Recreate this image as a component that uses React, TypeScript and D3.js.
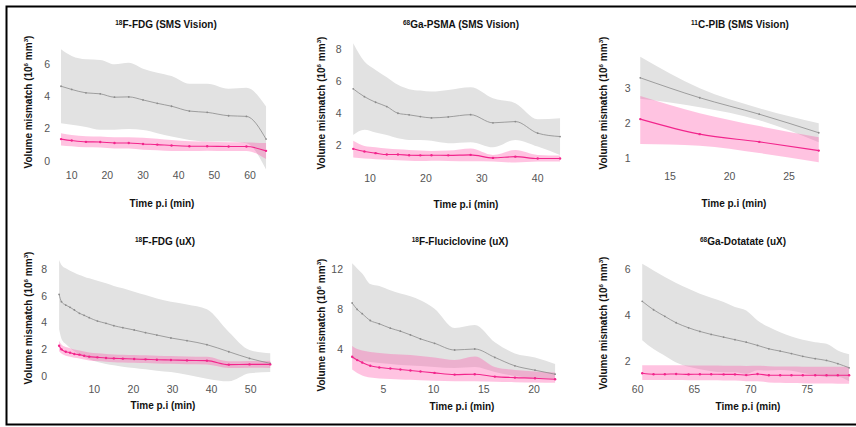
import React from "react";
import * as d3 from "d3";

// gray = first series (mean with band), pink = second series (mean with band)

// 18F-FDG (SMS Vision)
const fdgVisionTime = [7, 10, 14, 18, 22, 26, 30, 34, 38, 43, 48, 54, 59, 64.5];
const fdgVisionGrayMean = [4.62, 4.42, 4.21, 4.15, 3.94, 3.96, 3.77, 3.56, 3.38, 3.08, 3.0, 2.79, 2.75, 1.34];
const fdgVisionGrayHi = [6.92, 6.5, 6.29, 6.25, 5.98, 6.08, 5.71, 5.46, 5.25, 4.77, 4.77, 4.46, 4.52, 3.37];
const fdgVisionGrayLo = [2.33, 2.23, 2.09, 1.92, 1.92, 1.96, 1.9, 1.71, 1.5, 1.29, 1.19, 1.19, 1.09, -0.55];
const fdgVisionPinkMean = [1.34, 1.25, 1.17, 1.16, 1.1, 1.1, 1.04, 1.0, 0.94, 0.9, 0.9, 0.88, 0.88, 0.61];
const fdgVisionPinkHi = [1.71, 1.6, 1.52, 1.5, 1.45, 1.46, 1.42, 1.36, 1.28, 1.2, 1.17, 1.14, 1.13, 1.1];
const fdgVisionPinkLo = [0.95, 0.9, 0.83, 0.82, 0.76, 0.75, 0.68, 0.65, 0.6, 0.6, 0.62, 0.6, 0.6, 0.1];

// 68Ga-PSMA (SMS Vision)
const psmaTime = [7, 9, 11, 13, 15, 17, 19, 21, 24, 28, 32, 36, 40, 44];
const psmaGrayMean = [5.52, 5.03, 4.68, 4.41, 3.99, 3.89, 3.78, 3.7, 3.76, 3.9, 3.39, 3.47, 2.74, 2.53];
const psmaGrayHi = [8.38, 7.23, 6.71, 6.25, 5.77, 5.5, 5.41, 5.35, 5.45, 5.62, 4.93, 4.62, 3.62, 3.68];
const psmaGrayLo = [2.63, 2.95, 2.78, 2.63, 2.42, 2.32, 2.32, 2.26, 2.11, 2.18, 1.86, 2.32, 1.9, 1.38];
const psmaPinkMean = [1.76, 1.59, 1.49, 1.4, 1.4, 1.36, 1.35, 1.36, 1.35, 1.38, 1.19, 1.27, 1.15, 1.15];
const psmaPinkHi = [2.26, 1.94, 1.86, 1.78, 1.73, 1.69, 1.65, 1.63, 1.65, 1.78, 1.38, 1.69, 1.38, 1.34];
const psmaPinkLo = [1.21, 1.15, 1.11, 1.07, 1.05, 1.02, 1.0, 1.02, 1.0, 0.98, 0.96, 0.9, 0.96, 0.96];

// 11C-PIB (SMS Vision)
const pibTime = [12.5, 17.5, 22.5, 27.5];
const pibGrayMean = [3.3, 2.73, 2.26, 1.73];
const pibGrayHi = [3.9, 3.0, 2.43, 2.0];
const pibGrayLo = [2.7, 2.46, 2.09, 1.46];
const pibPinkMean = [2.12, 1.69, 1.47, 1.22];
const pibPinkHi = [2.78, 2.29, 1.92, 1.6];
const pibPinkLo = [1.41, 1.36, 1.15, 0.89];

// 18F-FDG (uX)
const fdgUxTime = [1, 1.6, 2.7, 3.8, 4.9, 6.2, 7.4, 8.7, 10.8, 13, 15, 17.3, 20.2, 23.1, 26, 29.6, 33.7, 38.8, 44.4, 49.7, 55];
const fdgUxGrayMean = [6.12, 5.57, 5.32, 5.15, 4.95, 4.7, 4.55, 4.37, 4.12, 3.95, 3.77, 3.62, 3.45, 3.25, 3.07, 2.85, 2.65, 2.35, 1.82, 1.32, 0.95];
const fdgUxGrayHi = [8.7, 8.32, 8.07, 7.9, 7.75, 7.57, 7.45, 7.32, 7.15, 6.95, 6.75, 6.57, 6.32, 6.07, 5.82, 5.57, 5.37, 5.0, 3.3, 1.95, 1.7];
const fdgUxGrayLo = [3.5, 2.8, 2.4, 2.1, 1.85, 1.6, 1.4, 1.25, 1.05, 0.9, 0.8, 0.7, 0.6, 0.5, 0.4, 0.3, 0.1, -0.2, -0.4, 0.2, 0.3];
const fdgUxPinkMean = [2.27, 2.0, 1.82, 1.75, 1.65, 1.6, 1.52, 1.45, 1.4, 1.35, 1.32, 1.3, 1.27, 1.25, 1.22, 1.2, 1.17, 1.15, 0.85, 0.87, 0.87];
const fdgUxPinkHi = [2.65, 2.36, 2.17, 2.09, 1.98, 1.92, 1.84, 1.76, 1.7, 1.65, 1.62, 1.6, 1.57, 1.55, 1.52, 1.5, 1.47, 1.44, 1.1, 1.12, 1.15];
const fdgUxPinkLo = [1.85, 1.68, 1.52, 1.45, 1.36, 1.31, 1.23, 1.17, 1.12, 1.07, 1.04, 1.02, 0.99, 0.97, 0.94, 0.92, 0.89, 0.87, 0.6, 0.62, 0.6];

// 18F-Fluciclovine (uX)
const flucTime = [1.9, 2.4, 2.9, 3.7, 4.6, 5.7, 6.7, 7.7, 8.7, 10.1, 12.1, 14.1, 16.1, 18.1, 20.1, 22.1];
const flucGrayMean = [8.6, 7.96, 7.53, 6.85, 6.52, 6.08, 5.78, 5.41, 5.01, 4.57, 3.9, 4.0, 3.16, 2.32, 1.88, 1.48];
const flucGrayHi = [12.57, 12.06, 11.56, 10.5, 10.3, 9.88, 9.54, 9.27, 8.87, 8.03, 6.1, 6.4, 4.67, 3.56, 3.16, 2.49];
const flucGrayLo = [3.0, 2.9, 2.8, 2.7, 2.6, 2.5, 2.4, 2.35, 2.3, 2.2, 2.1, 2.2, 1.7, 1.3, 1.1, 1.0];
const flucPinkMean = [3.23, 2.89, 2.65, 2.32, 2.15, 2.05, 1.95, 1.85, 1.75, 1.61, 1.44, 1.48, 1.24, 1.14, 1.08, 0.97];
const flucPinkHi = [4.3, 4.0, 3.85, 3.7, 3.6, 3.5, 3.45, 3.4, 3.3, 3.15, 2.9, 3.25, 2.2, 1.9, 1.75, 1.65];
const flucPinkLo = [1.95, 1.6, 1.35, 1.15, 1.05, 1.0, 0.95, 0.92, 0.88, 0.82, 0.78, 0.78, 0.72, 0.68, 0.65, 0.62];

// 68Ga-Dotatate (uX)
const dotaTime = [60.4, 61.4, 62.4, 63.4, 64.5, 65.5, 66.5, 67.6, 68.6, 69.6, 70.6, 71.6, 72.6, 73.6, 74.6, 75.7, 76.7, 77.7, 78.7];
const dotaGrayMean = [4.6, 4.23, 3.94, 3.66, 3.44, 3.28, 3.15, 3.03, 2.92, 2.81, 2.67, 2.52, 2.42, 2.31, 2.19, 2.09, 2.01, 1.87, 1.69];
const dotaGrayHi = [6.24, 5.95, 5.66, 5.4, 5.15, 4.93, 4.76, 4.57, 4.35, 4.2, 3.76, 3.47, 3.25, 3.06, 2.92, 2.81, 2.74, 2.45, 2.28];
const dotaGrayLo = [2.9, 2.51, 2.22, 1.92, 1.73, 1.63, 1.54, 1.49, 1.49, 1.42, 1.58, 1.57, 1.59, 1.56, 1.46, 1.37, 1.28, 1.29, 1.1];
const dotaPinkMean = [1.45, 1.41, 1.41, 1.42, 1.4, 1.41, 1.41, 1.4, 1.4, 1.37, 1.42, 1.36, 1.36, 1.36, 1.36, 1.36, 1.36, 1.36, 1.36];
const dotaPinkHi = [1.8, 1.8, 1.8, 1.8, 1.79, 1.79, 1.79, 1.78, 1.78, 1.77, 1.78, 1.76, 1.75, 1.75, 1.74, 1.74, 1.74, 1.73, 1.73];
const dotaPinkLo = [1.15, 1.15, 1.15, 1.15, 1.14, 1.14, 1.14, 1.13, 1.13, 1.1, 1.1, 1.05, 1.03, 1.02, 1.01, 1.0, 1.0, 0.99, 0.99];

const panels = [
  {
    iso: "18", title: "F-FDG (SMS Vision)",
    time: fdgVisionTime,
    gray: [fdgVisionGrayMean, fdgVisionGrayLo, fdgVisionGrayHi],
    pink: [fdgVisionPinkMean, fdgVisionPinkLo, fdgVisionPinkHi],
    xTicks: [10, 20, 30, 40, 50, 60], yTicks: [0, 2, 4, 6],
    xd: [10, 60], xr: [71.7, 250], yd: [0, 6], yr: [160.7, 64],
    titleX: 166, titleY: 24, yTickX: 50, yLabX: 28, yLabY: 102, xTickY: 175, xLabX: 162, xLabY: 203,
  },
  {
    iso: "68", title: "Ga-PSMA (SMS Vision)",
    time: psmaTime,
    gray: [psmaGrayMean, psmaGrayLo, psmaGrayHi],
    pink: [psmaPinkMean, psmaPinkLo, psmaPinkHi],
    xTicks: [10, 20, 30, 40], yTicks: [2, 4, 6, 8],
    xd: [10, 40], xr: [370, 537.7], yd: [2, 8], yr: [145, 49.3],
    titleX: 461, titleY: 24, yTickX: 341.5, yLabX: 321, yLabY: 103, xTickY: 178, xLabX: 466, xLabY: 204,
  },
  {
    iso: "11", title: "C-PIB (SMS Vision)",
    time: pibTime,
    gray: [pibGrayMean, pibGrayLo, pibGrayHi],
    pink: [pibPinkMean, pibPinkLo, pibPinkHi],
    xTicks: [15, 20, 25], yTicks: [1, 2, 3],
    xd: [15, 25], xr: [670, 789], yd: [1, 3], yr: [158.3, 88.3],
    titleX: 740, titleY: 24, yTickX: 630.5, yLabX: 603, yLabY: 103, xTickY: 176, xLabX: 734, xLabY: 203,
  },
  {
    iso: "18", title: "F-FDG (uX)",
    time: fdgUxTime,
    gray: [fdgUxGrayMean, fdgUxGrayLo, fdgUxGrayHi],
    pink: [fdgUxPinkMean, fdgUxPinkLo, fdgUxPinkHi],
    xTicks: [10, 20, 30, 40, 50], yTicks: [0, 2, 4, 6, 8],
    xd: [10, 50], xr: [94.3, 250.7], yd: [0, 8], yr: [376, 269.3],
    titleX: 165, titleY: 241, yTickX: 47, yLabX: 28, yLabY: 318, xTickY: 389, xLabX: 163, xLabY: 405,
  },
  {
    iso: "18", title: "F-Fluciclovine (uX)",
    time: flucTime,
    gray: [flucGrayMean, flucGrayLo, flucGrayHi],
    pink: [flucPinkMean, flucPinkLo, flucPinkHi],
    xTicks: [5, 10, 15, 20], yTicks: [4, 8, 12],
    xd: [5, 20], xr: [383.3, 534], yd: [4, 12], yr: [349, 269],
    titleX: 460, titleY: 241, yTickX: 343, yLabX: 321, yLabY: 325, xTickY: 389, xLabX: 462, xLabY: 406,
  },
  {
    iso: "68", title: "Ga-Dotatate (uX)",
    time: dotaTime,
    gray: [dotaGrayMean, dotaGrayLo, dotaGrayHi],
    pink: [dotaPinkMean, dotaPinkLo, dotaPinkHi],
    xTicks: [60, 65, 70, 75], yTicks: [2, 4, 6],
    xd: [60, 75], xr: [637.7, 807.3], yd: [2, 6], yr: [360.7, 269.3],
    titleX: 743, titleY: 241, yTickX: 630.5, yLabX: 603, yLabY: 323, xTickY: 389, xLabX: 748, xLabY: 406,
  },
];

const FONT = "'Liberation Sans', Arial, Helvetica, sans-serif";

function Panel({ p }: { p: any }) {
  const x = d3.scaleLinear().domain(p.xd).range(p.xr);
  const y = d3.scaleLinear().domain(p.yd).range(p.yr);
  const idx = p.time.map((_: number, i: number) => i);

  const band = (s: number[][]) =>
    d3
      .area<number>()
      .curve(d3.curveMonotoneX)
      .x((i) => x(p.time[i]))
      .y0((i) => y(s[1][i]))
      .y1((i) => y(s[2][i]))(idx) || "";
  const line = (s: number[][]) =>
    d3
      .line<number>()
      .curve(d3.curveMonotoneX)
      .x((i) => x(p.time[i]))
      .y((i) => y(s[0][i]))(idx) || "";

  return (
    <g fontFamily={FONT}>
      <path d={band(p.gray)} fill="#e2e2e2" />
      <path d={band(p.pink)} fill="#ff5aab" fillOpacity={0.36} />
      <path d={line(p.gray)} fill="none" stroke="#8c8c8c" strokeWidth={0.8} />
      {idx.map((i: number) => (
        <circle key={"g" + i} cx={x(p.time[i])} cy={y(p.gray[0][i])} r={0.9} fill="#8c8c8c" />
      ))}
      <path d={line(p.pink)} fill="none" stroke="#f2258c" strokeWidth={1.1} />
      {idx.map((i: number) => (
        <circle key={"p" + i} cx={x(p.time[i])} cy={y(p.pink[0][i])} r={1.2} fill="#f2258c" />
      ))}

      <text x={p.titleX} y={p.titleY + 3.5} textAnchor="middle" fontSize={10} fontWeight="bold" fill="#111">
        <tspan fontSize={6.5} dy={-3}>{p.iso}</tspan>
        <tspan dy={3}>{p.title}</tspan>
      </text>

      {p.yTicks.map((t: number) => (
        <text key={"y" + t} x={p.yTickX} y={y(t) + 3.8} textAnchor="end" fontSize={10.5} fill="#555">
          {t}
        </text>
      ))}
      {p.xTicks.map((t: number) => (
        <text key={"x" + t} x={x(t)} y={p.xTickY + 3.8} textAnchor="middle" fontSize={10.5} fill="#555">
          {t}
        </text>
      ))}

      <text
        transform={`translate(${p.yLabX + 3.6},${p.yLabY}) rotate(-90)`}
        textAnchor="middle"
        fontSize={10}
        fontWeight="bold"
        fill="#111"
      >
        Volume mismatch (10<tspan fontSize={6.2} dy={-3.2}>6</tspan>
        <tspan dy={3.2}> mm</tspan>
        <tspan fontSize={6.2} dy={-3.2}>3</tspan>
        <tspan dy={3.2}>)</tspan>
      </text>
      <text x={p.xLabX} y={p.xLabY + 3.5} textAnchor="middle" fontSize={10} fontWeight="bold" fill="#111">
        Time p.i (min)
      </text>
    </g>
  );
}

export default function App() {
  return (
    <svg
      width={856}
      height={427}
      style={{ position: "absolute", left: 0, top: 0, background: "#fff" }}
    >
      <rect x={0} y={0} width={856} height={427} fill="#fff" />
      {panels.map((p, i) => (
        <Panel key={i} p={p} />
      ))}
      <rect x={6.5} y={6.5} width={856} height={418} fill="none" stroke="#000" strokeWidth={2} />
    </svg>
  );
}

Work required:
Set down again, exactly, the lines of the material above from its first line to the one with "second series (mean with band)", inclusive. Leave the pictures out.

Correct output:
Recreate this image as a component that uses React, TypeScript and D3.js.
import React from "react";
import * as d3 from "d3";

// gray = first series (mean with band), pink = second series (mean with band)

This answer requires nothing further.